Malheureusement, le processus pour établir un tel fondement probatoire est lent et fragmenté. Au Canada et ailleurs, différents acteurs collectent des données variées à divers moments du processus judiciaire en fonction de leurs besoins, de leurs compétences et de leurs règles. La compilation de ces données pour en faire un tout cohérent, mais peut-être imparfait, est parsemée d’autres obstacles tels que la confidentialité et l’indépendance institutionnelle. Ce n’est pas suffisant pour l’accès à la justice axé sur les personnes. Son mandat large et inclusif ne peut être accompli que grâce à des données tout aussi larges et inclusives.

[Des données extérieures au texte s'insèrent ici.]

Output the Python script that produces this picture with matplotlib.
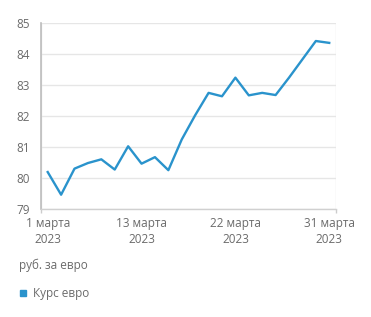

Cependant, il y a de plus en plus de raisons d’être optimiste. Cette année, durant la Semaine de l’accès à la justice, des méthodes pour accroître notre base de données probantes ont été mises en lumière, ce qui nous a permis de comprendre les besoins des personnes que le système de justice doit servir et d’adapter ses services en conséquence. De plus, notre capacité à comprendre cette information et à y donner suite s’accroît avec chaque nouvelle donnée. Grâce à notre base de données probantes toujours croissante, nous pourrons bientôt utiliser ces données pour servir les gens.

Le milieu de l’accès à la justice doit continuer ce travail. Ce n’est qu’en comprenant les besoins des personnes et les obstacles auxquels ils sont confrontés pour accéder à la justice que notre système peut apporter des solutions aux besoins juridiques quotidiens des personnes pour lesquelles il a été conçu. Des données et de l’information de qualité sont essentielles à l’atteinte de cet objectif. Il s’agit de la première étape pour éliminer les obstacles à la résolution efficace des conflits et remodeler le système de justice pour en faire une institution axée sur les personnes.

La juge Andromache Karakatsanis est la présidente du Comité d’action sur l’accès à la justice en matière civile et familiale. Ancienne avocate du secteur privé, présidente de la Commission des permis d’alcool de l’Ontario et dirigeante au sein de la fonction publique, elle a été nommée à la Cour suprême du Canada en octobre 2011.